International stocks were the best performers in 2005. The MSCI EAFE index, a proxy for international equity markets gained 4.12% for the quarter and 14.02% for the year. Within the foreign developed market sector, Japanese stocks were up 25.5% for the quarter, European stocks gained 9.4%, and Pacific ex- Japan stocks rose 13.8%. International stocks performed well despite a strengthening dollar.

Market Forecast

Paul Torregrosa, PhD, Chief Investment Officer

The economy has shown surprising strength in the face of significant obstacles, including the disruption to businesses and consumers in the Gulf region caused by Hurricane Katrina, high gasoline and natural gas prices, rising interest rates, large trade and budget deficits, and a strengthening dollar. Economists expect 2006 economic growth to be a very respectable 3.2% to 3.5%. Economists believe unemployment will remain around 5% and inflation will fall to 3.0%. Overall, the economy is positioned for moderate growth.

Consumer spending, which represents two-thirds of the economy, is expected to grow more slowly in 2006. Low savings rates, rising interest rates and a softening of the housing market will likely restrain growth. Refinancing and home-equity loans, which have placed billions of dollars into consumers’ pockets in recent years, are expected to decline. One economist estimates that consumers withdrew $887 billion from residential real estate in 2005. That number is expected to fall to $552 billion in 2006 and $363 billion in 2007. Without the easy ability to tap into home equity appreciation, consumer spending is expected to slow to 3.1% in 2006.

Corporations, thanks to continued profit growth and an underinvestment in plant and equipment over the last several years, are expected to increase spending by 8% in 2006. The majority of this spending is expected to go into machinery and equipment. Investment in nonresidential structures is expected to grow by only 4%.

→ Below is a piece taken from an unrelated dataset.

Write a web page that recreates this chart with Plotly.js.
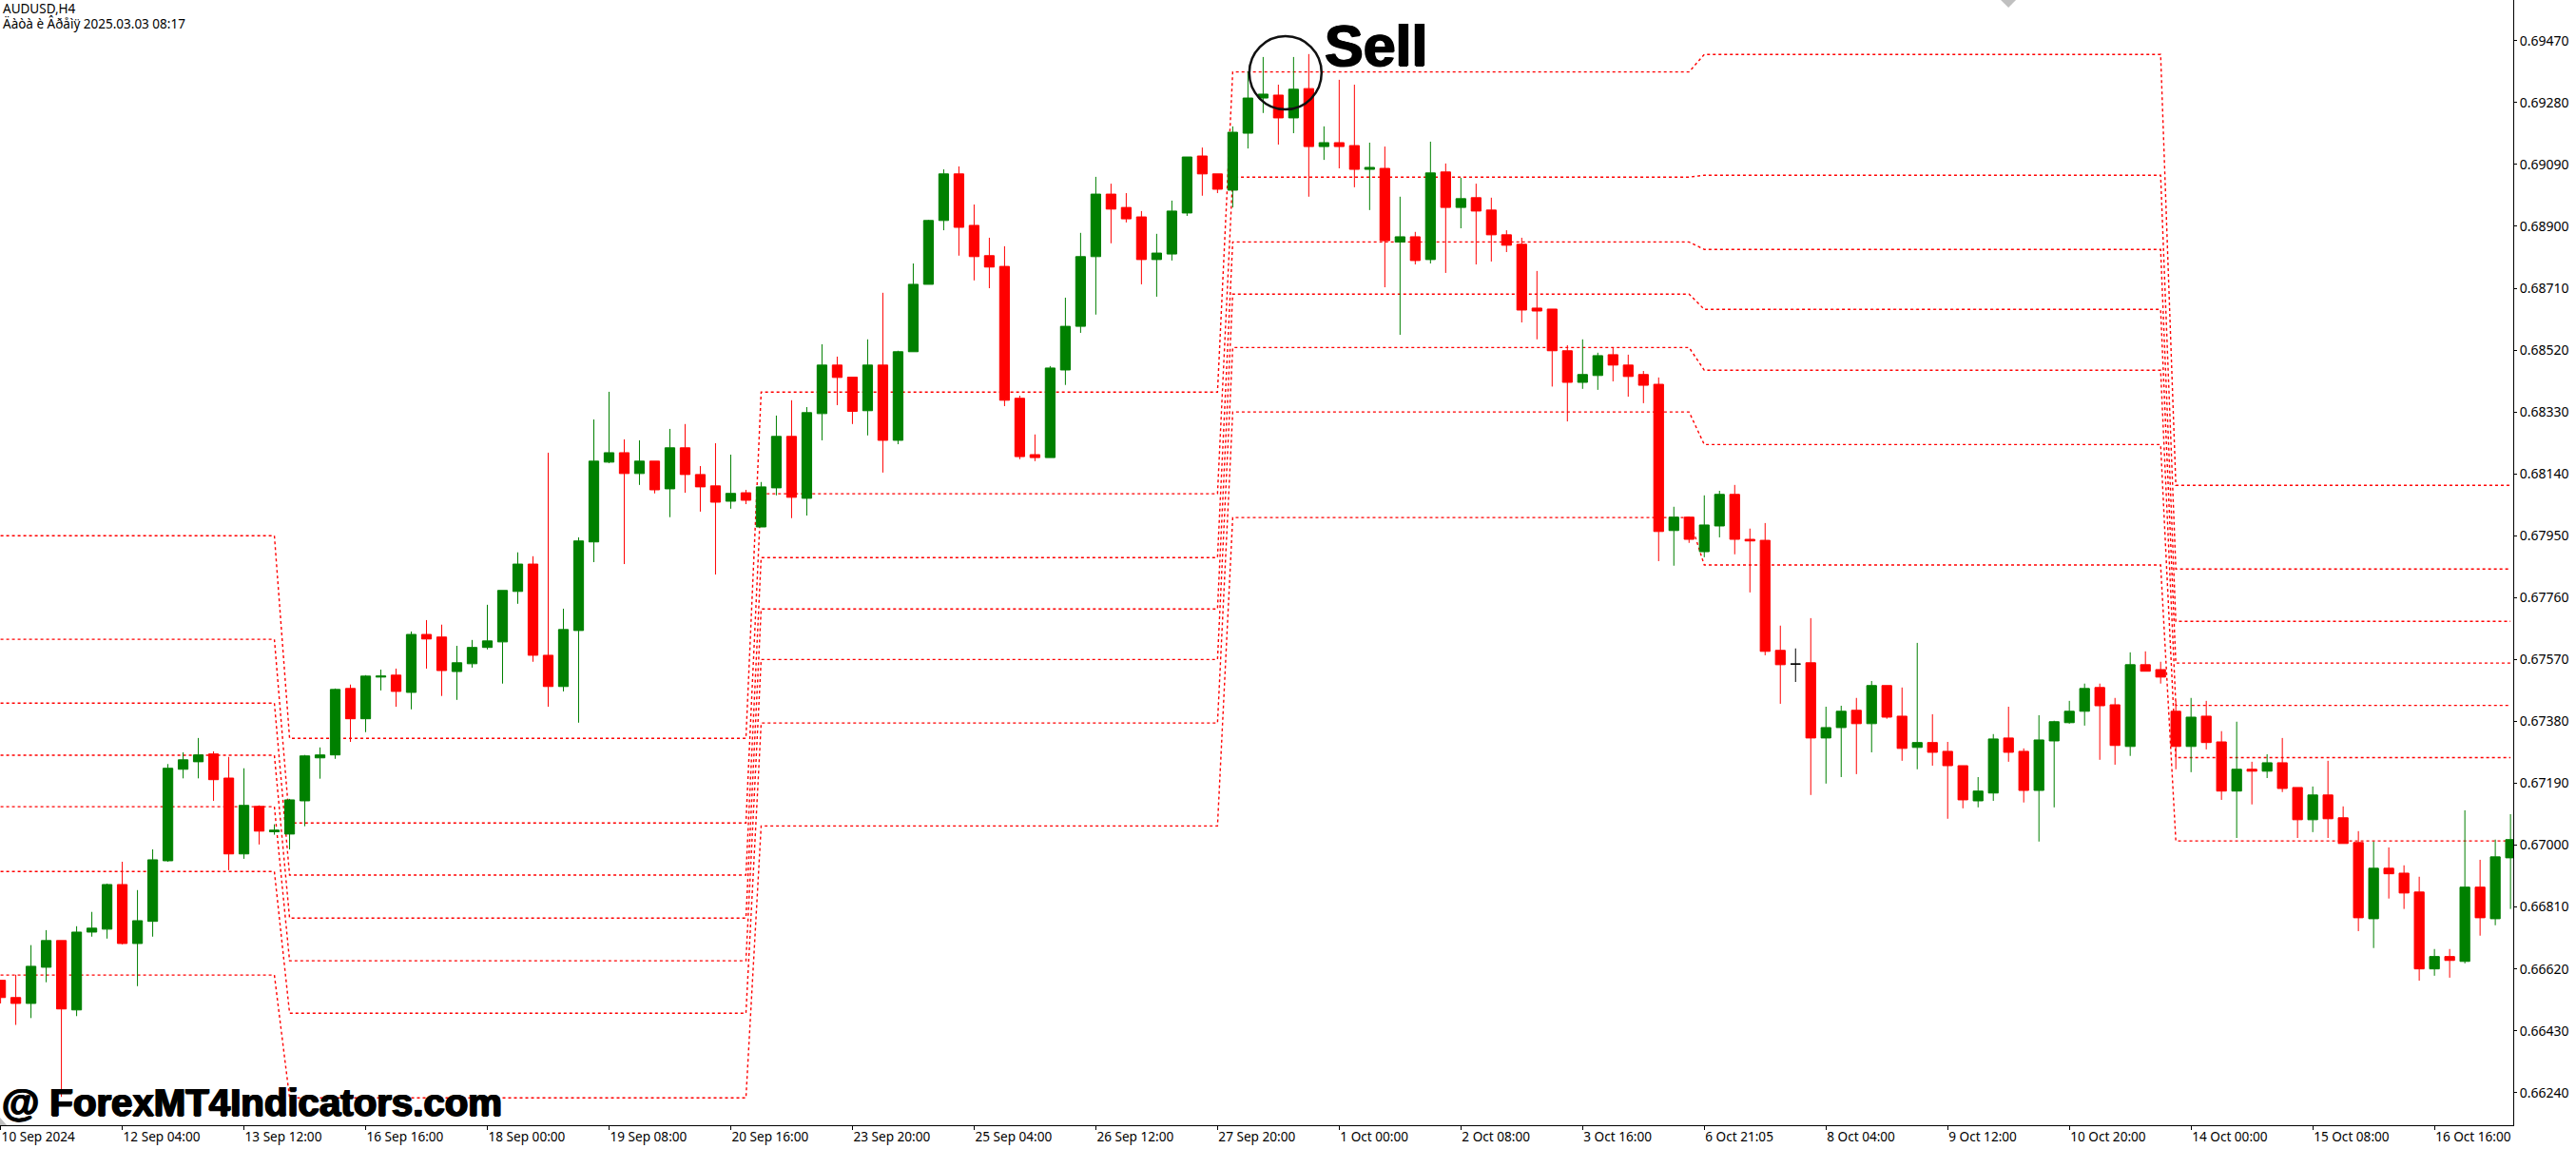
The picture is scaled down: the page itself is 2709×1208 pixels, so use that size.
<!DOCTYPE html>
<html><head><meta charset="utf-8">
<script src="https://cdn.plot.ly/plotly-3.0.1.min.js"></script>
<style>html,body{margin:0;padding:0;background:#fff}#chart{width:2709px;height:1208px}</style>
</head><body><div id="chart"></div>
<script>
const open_=[0.66585,0.66532,0.66514,0.66625,0.66707,0.66494,0.66733,0.66742,0.66879,0.66698,
0.66766,0.66952,0.67233,0.67256,0.67280,0.67206,0.66973,0.67119,0.67041,0.67034,
0.67136,0.67268,0.67277,0.67481,0.67388,0.67516,0.67522,0.67469,0.67647,0.67639,
0.67533,0.67557,0.67607,0.67624,0.67779,0.67863,0.67583,0.67487,0.67659,0.67931,
0.68176,0.68205,0.68141,0.68179,0.68094,0.68220,0.68138,0.68103,0.68056,0.68082,
0.67977,0.68097,0.68255,0.68065,0.68325,0.68474,0.68437,0.68334,0.68474,0.68243,
0.68515,0.68722,0.68918,0.69061,0.68903,0.68810,0.68777,0.68372,0.68199,0.68190,
0.68459,0.68593,0.68807,0.68999,0.68958,0.68929,0.68798,0.68815,0.68941,0.69116,
0.69061,0.69011,0.69186,0.69294,0.69303,0.69233,0.69323,0.69145,0.69157,0.69148,
0.69075,0.69078,0.68852,0.68868,0.68798,0.69067,0.68958,0.68988,0.68950,0.68874,
0.68845,0.68649,0.68646,0.68518,0.68421,0.68442,0.68506,0.68474,0.68445,0.68415,
0.67966,0.68007,0.67901,0.67980,0.68077,0.67939,0.67936,0.67598,0.67556,0.67560,
0.67329,0.67361,0.67414,0.67373,0.67490,0.67396,0.67300,0.67315,0.67288,0.67244,
0.67136,0.67160,0.67329,0.67288,0.67168,0.67320,0.67376,0.67411,0.67484,0.67431,
0.67303,0.67554,0.67539,0.67411,0.67303,0.67396,0.67317,0.67166,0.67233,0.67227,
0.67253,0.67177,0.67078,0.67154,0.67084,0.67008,0.66774,0.66929,0.66914,0.66856,
0.66620,0.66658,0.66643,0.66871,0.66774,0.66961];
const close_=[0.66532,0.66514,0.66628,0.66707,0.66497,0.66733,0.66745,0.66879,0.66698,0.66768,
0.66955,0.67236,0.67262,0.67277,0.67201,0.66973,0.67122,0.67043,0.67046,0.67139,
0.67274,0.67277,0.67478,0.67388,0.67519,0.67519,0.67472,0.67647,0.67633,0.67536,
0.67560,0.67607,0.67627,0.67782,0.67863,0.67583,0.67487,0.67662,0.67934,0.68179,
0.68205,0.68141,0.68179,0.68091,0.68220,0.68138,0.68100,0.68053,0.68080,0.68059,
0.68100,0.68255,0.68068,0.68328,0.68474,0.68436,0.68332,0.68474,0.68243,0.68515,
0.68722,0.68918,0.69061,0.68897,0.68807,0.68775,0.68366,0.68193,0.68190,0.68465,
0.68593,0.68807,0.68999,0.68953,0.68923,0.68798,0.68818,0.68947,0.69113,0.69061,
0.69014,0.69189,0.69294,0.69306,0.69233,0.69321,0.69145,0.69157,0.69145,0.69075,
0.69081,0.68856,0.68868,0.68795,0.69064,0.68958,0.68985,0.68947,0.68874,0.68842,
0.68643,0.68640,0.68518,0.68421,0.68445,0.68503,0.68474,0.68439,0.68412,0.67963,
0.68007,0.67939,0.67983,0.68077,0.67939,0.67934,0.67595,0.67554,0.67556,0.67329,
0.67361,0.67411,0.67373,0.67490,0.67393,0.67297,0.67315,0.67285,0.67244,0.67139,
0.67166,0.67326,0.67285,0.67168,0.67323,0.67379,0.67411,0.67481,0.67428,0.67306,
0.67554,0.67534,0.67516,0.67303,0.67393,0.67315,0.67166,0.67233,0.67227,0.67253,
0.67174,0.67078,0.67154,0.67081,0.67005,0.66777,0.66929,0.66912,0.66853,0.66620,
0.66658,0.66646,0.66871,0.66777,0.66964,0.67017];
const high_=[0.66585,0.66602,0.66693,0.66739,0.66707,0.66751,0.66795,0.66882,0.66949,0.66862,
0.66987,0.67249,0.67285,0.67329,0.67288,0.67271,0.67236,0.67122,0.67064,0.67142,
0.67277,0.67300,0.67481,0.67493,0.67522,0.67539,0.67542,0.67656,0.67691,0.67677,
0.67612,0.67630,0.67738,0.67782,0.67899,0.67887,0.68205,0.67726,0.67945,0.68307,
0.68392,0.68246,0.68243,0.68179,0.68278,0.68293,0.68164,0.68234,0.68199,0.68091,
0.68115,0.68319,0.68366,0.68345,0.68538,0.68500,0.68437,0.68553,0.68696,0.68518,
0.68786,0.68920,0.69075,0.69084,0.68967,0.68865,0.68839,0.68380,0.68261,0.68471,
0.68681,0.68880,0.69052,0.69031,0.69002,0.68947,0.68877,0.68979,0.69113,0.69142,
0.69061,0.69207,0.69376,0.69420,0.69335,0.69420,0.69429,0.69207,0.69350,0.69335,
0.69157,0.69145,0.68991,0.68883,0.69160,0.69093,0.69049,0.69031,0.68988,0.68888,
0.68865,0.68763,0.68646,0.68535,0.68553,0.68512,0.68529,0.68506,0.68456,0.68436,
0.68039,0.68009,0.68074,0.68088,0.68106,0.67972,0.67989,0.67674,0.67604,0.67697,
0.67425,0.67428,0.67452,0.67504,0.67490,0.67484,0.67621,0.67402,0.67317,0.67244,
0.67209,0.67341,0.67425,0.67297,0.67399,0.67382,0.67443,0.67496,0.67496,0.67452,
0.67592,0.67595,0.67563,0.67443,0.67452,0.67443,0.67350,0.67379,0.67256,0.67279,
0.67329,0.67177,0.67180,0.67259,0.67119,0.67043,0.67011,0.66993,0.66938,0.66903,
0.66681,0.66681,0.67107,0.66955,0.67017,0.67095];
const low_=[0.66514,0.66448,0.66469,0.66579,0.66227,0.66475,0.66719,0.66713,0.66695,0.66567,
0.66719,0.66949,0.67205,0.67205,0.67136,0.66923,0.66958,0.67002,0.67032,0.66987,
0.67058,0.67204,0.67265,0.67317,0.67347,0.67475,0.67425,0.67417,0.67542,0.67458,
0.67446,0.67545,0.67601,0.67496,0.67741,0.67563,0.67425,0.67472,0.67376,0.67869,
0.68173,0.67863,0.68106,0.68080,0.68007,0.68082,0.68024,0.67831,0.68033,0.68047,
0.67977,0.68074,0.68004,0.68012,0.68243,0.68351,0.68293,0.68258,0.68144,0.68231,
0.68515,0.68722,0.68888,0.68810,0.68734,0.68710,0.68348,0.68185,0.68179,0.68190,
0.68413,0.68573,0.68629,0.68848,0.68912,0.68722,0.68684,0.68795,0.68932,0.68994,
0.69002,0.68958,0.69139,0.69248,0.69151,0.69186,0.68991,0.69104,0.69078,0.69020,
0.68950,0.68713,0.68567,0.68783,0.68786,0.68757,0.68894,0.68783,0.68792,0.68821,
0.68605,0.68553,0.68408,0.68301,0.68401,0.68398,0.68424,0.68377,0.68357,0.67872,
0.67858,0.67928,0.67884,0.67945,0.67893,0.67776,0.67583,0.67434,0.67501,0.67154,
0.67189,0.67209,0.67218,0.67285,0.67388,0.67259,0.67233,0.67244,0.67081,0.67113,
0.67116,0.67136,0.67256,0.67131,0.67011,0.67116,0.67373,0.67367,0.67262,0.67247,
0.67274,0.67534,0.67496,0.67233,0.67224,0.67294,0.67139,0.67022,0.67125,0.67206,
0.67163,0.67022,0.67040,0.67022,0.67005,0.66736,0.66684,0.66836,0.66804,0.66584,
0.66599,0.66593,0.66637,0.66722,0.66754,0.66804];
const dojiBars=[118];

const tickBars=[0,8,16,24,32,40,48,56,64,72,80,88,96,104,112,120,128,136,144,152,160];
const tickLabels=["10 Sep 2024","12 Sep 04:00","13 Sep 12:00","16 Sep 16:00","18 Sep 00:00","19 Sep 08:00","20 Sep 16:00","23 Sep 20:00","25 Sep 04:00","26 Sep 12:00","27 Sep 20:00","1 Oct 00:00","2 Oct 08:00","3 Oct 16:00","6 Oct 21:05","8 Oct 04:00","9 Oct 12:00","10 Oct 20:00","14 Oct 00:00","15 Oct 08:00","16 Oct 16:00"];
const priceTicks=[0.66240,0.66430,0.66620,0.66810,0.67000,0.67190,0.67380,0.67570,0.67760,0.67950,0.68140,0.68330,0.68520,0.68710,0.68900,0.69090,0.69280,0.69470];

// indicator levels: held flat between each pair of breakpoint bars
const levelBars=[0,18,19,49,50,80,81,111,112,142,143,165];
const level1=[0.67950,0.67950,0.67328,0.67328,0.68391,0.68391,0.69374,0.69374,0.69428,0.69428,0.68105,0.68105];
const level2=[0.67632,0.67632,0.67068,0.67068,0.68079,0.68079,0.69051,0.69051,0.69057,0.69057,0.67848,0.67848];
const level3=[0.67436,0.67436,0.66908,0.66908,0.67883,0.67883,0.68852,0.68852,0.68829,0.68829,0.67687,0.67687];
const level4=[0.67276,0.67276,0.66776,0.66776,0.67725,0.67725,0.68692,0.68692,0.68645,0.68645,0.67559,0.67559];
const level5=[0.67118,0.67118,0.66645,0.66645,0.67570,0.67570,0.68528,0.68528,0.68458,0.68458,0.67429,0.67429];
const level6=[0.66919,0.66919,0.66484,0.66484,0.67375,0.67375,0.68330,0.68330,0.68230,0.68230,0.67269,0.67269];
const level7=[0.66601,0.66601,0.66224,0.66224,0.67059,0.67059,0.68006,0.68006,0.67860,0.67860,0.67013,0.67013];
const levels=[level1,level2,level3,level4,level5,level6,level7];

const xRange=[-0.0375,165.18];
const yRange=[0.66140,0.69595];
const bars=open_.map((_,i)=>i);
const isDoji=i=>dojiBars.includes(i);
const keep=bars.filter(i=>!isDoji(i));
const pick=(a,ids)=>ids.map(i=>a[i]);

const traces=levels.map(l=>({type:'scatter',mode:'lines',x:levelBars,y:l,xaxis:'x',yaxis:'y',
  line:{color:'#ff0000',width:1.4,dash:'3px,3px'},hoverinfo:'skip',showlegend:false}));
traces.push({type:'candlestick',x:keep,open:pick(open_,keep),high:pick(high_,keep),low:pick(low_,keep),close:pick(close_,keep),
  xaxis:'x2',yaxis:'y2',whiskerwidth:0,
  increasing:{line:{color:'#008000',width:1},fillcolor:'#008000'},
  decreasing:{line:{color:'#ff0000',width:1},fillcolor:'#ff0000'},hoverinfo:'skip',showlegend:false});
traces.push({type:'candlestick',x:dojiBars,open:pick(open_,dojiBars),high:pick(high_,dojiBars),low:pick(low_,dojiBars),close:pick(close_,dojiBars),
  xaxis:'x2',yaxis:'y2',whiskerwidth:0,
  increasing:{line:{color:'#000000',width:1},fillcolor:'#000000'},
  decreasing:{line:{color:'#000000',width:1},fillcolor:'#000000'},hoverinfo:'skip',showlegend:false});

const tf={family:'"Noto Sans",sans-serif',size:14,color:'#000'};
const tfx={family:'"Noto Sans",sans-serif',size:13.6,color:'#000'};
const heavy='1px 0 0 #000, -1px 0 0 #000, 0 1px 0 #000';
const layout={
  width:2709,height:1208,paper_bgcolor:'#fff',plot_bgcolor:'#fff',showlegend:false,
  margin:{l:0,r:65.5,t:0,b:24.7,pad:0},boxmode:'overlay',boxgap:0.36,boxgroupgap:0,
  xaxis:{type:'linear',range:xRange,showgrid:false,zeroline:false,showline:true,linecolor:'#000',linewidth:1,
    tickmode:'array',tickvals:tickBars,ticktext:tickLabels,ticks:'outside',ticklen:4,tickcolor:'#000',tickwidth:1,
    tickfont:tfx,ticklabelposition:'outside right',rangeslider:{visible:false},fixedrange:true},
  yaxis:{type:'linear',range:yRange,side:'right',showgrid:false,zeroline:false,showline:true,linecolor:'#000',linewidth:1,
    tickmode:'array',tickvals:priceTicks,ticktext:priceTicks.map(v=>v.toFixed(5)),ticks:'outside',ticklen:3,tickcolor:'#000',tickwidth:1,
    tickfont:tf,fixedrange:true},
  xaxis2:{type:'linear',range:xRange,overlaying:'x',visible:false,rangeslider:{visible:false},fixedrange:true},
  yaxis2:{type:'linear',range:yRange,overlaying:'y',visible:false,fixedrange:true},
  shapes:[
    {type:'circle',xref:'x',yref:'y',x0:82.09,x1:86.84,y0:0.69259,y1:0.69484,line:{color:'#111',width:2.5},fillcolor:'rgba(0,0,0,0)'},
    {type:'path',xref:'paper',yref:'paper',path:'M0.79609,1 L0.80214,1 L0.79914,0.99324 Z',fillcolor:'#c0c0c0',line:{width:0}},
    {type:'path',xref:'paper',yref:'paper',path:'M0,0.0068 L0.0027,0 L0,0 Z',fillcolor:'#c0c0c0',line:{width:0}}
  ],
  annotations:[
    {text:'AUDUSD,H4',xref:'paper',yref:'paper',x:0.0005,y:0.9922,xanchor:'left',yanchor:'middle',showarrow:false,font:{family:'"Noto Sans",sans-serif',size:13.5,color:'#000'}},
    {text:'Äàòà è Âðåìÿ 2025.03.03 08:17',xref:'paper',yref:'paper',x:0.0005,y:0.9785,xanchor:'left',yanchor:'middle',showarrow:false,font:{family:'"Noto Sans",sans-serif',size:13.5,color:'#000'}},
    {text:'Sell',xref:'paper',yref:'paper',x:0.5262,y:0.9594,xanchor:'left',yanchor:'middle',showarrow:false,font:{family:'"Liberation Sans",sans-serif',size:61,color:'#000',weight:700,shadow:heavy}},
    {text:'@ ForexMT4Indicators.com',xref:'paper',yref:'paper',x:0,y:0.0197,xanchor:'left',yanchor:'middle',showarrow:false,font:{family:'"Liberation Sans",sans-serif',size:40.2,color:'#000',weight:700,shadow:heavy}}
  ]
};
Plotly.newPlot('chart',traces,layout,{displayModeBar:false,staticPlot:true});
</script></body></html>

Government spending is forecasted to increase by 3% in 2006. Expenditures for the war on terror, hurricane relief and entitlement programs, such as the new prescription drug benefit, will likely increase faster. With regards to monetary policy, the Federal Reserve is expected to increase the fed funds rate by 0.50% in the first quarter to 4.75%.

Given the economic forecast, the equity market appears relatively attractive. At the end of the 2005, the S&P 500 index stood at 1248 with a P/E ratio of 16. Analysts believe 2006 S&P earnings will be $85.38. If P/Es remain steady, the S&P would close 2006 at 1390, up 11% for the year. Given that interest rates are rising and economic growth is slowing, the market’s P/E ratio may fall if investors become less optimistic. If P/Es fell to 15, the S&P would end the year at 1280, a gain of just 2.6%. The market’s P/E has already fallen from 18 to 16 in 2005 in response to higher rates and slower expected earnings growth. If the economy slows, a further drop in P/Es could be expected. A likely scenario is that stocks return between 7% and 9% for the year.